При всем визионерском накале чувственная сторона музыки не только не умаляется у Державина, но акцентируется – в частности, нанизыванием анафороподобных фрагментов, с тем чтобы передать, как «звоны, полные души, со струн роскошно устремленны», воспринимаются слушателем, – приятно, великолепно, важно, отрадно и т. д., а в силу содержащихся в музыке контрастов (по Мерзлякову, «всеуслаждающий в гармонии раздор») и: «уныло, мрачно, тяжело – / По мертвым дебрям как ужасный шорох нощи». Но в этом многообразии земная любовь затенена, почти вытеснена – тогда как в переводе Мерзлякова она выдвинута в первых же двух строфах. Сама природа – как и поэт – влечется к музицирующей деве некой эротической силой, исходящей от ее игры: «Природа, алчная к твоим восторгам, страстно / Приникла и молчит! – Волшебница! – воззришь, / И я весь твой навек!»

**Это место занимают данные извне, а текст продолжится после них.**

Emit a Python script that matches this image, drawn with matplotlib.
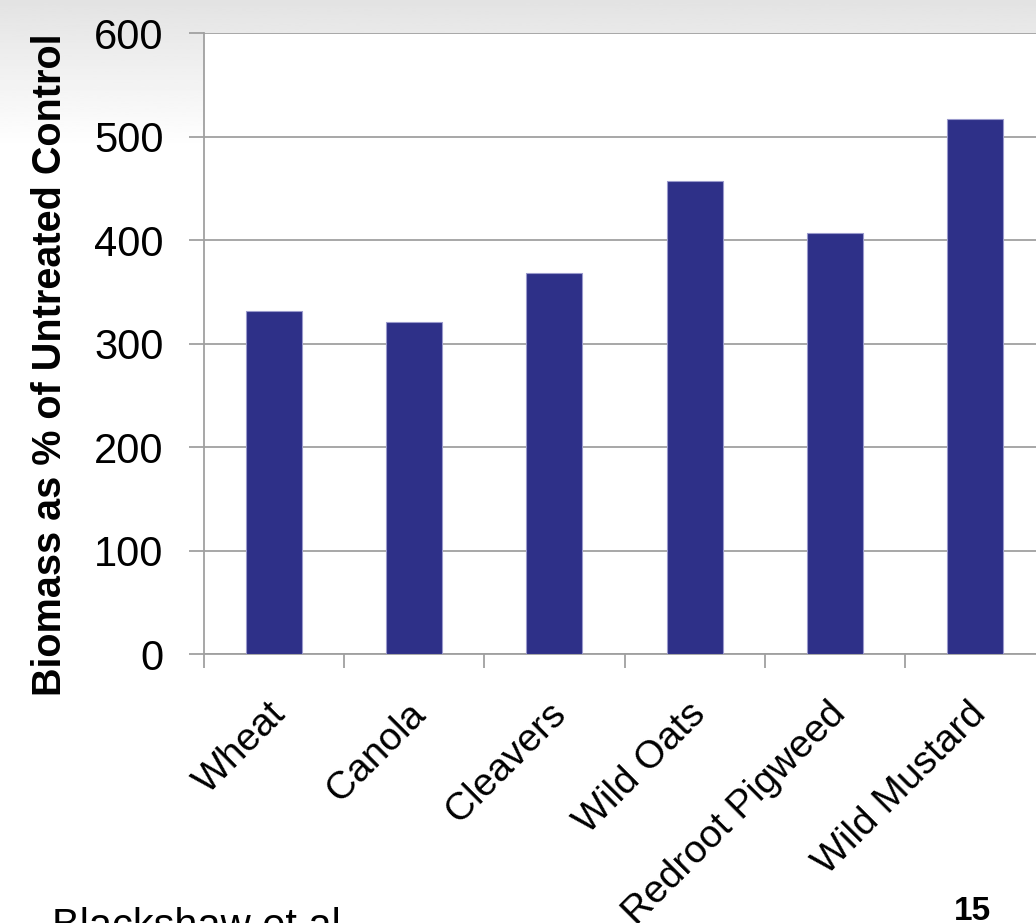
import numpy as np
import matplotlib.pyplot as plt
from matplotlib.transforms import ScaledTranslation

# values (biomass as % of untreated control)
species = ['Wheat', 'Canola', 'Cleavers', 'Wild Oats', 'Redroot Pigweed', 'Wild Mustard']
biomass = [331, 321, 368, 457, 407, 517]
yticks = [0, 100, 200, 300, 400, 500, 600]

sans = ['Liberation Sans', 'DejaVu Sans']

fig = plt.figure(figsize=(10.36, 9.23), dpi=100, facecolor='white')

# faint grey slide background at the top
bg = fig.add_axes([0, 0, 1, 1], zorder=-10)
grad = np.linspace(0.89, 1.0, 80)
grad = np.concatenate([grad, np.ones(420)])[:, None]
bg.imshow(grad, cmap='gray', vmin=0, vmax=1, aspect='auto', extent=[0, 1, 0, 1])
bg.axis('off')

ax = fig.add_axes([0.1969, 0.2914, 0.8118, 0.6728])
ax.set_facecolor('white')

x = np.arange(len(species))
ax.bar(x, biomass, width=0.4, color='#2E3088', edgecolor='#9A9ACC', linewidth=0.8, zorder=3)

ax.set_xlim(-0.5, len(species) - 0.5)
ax.set_ylim(0, 600)
ax.set_yticks(yticks)
ax.grid(axis='y', color='#A0A0A0', linewidth=1.3, zorder=0)

for side in ['top', 'right']:
    ax.spines[side].set_visible(False)
for side in ['left', 'bottom']:
    ax.spines[side].set_color('#A0A0A0')
    ax.spines[side].set_linewidth(1.3)

ax.tick_params(axis='y', length=11, width=1.3, color='#A0A0A0', pad=18, labelsize=30)
for lbl in ax.get_yticklabels():
    lbl.set_family(sans)

# category boundaries get the tick marks, centres get the labels
ax.set_xticks(np.arange(-0.5, len(species)), minor=True)
ax.set_xticks(x)
ax.set_xticklabels(species, rotation=45, ha='right', va='top', rotation_mode='anchor',
                   fontsize=28, family=sans)
ax.tick_params(axis='x', which='major', length=0, pad=30)
ax.tick_params(axis='x', which='minor', length=10, width=1.3, color='#A0A0A0')
shift = ScaledTranslation(-5 / 72, 0, fig.dpi_scale_trans)
for lbl in ax.get_xticklabels():
    lbl.set_transform(lbl.get_transform() + shift)

fig.text(0.048, 0.605, 'Biomass as % of Untreated Control', rotation=90,
         ha='center', va='center', fontsize=28.5, fontweight='bold', family=sans)

fig.text(0.05, -0.026, 'Blackshaw et al.', fontsize=30, family=sans, va='bottom')
fig.text(0.921, -0.004, '15', fontsize=24, fontweight='bold', family=sans, va='bottom')

fig.savefig('out.png', dpi=100, facecolor=fig.get_facecolor())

Через два года Мерзляков опубликовал большое (72 строки, 18 строф на основе 6-стопного ямба), но с мадригальным заглавием стихотворение («К неизвестной певице, которой приятный голос часто слышу, но которой никогда не видел в лицо»), тесно связанное с переводом из Шиллера (это было отмечено Ю. М. Лотманом), учитывающее и державинский перевод (дева теперь играет на арфе; ср. также эмфазу: «Так! есть бессмертие!.. оттоль сей звук исходит!»), но главным образом усиливающее любовную топику – на фоне варьированного здесь «обзора» высоких мотивов. Поющая арфистка вознесена: «Твой ум теряется всевышнего в делах, / Я вижу новый свет и ангелов парящих, / И бога, и… тебя в блистающих лучах!», но это не мешает любовной линии, доведенной до риторической кульминации: «Сколь силен твой язык, о смертных утешенье, / Могущая любовь! сомнение с тоской, / Надежды, жалобы, восторги, упоенье <…>». Следует и жалоба – поэт воображает себе соперника: «Я в страхе трепещу! кто песне сей внимает? / Кто, слишком счастливый, у ног твоих лежит <…> ?» И хотя ревнивое «мечтанье» рассеивается («Нет, ангел! ты одна с вечернею зарей!»), концовка минорна – текст, в жанровом отношении комбинированный, заключен элегически: «Что, сердце, ты грустишь? не верь мечте отрадной! / Ах, поздно! ах! прости, свобода и покой!»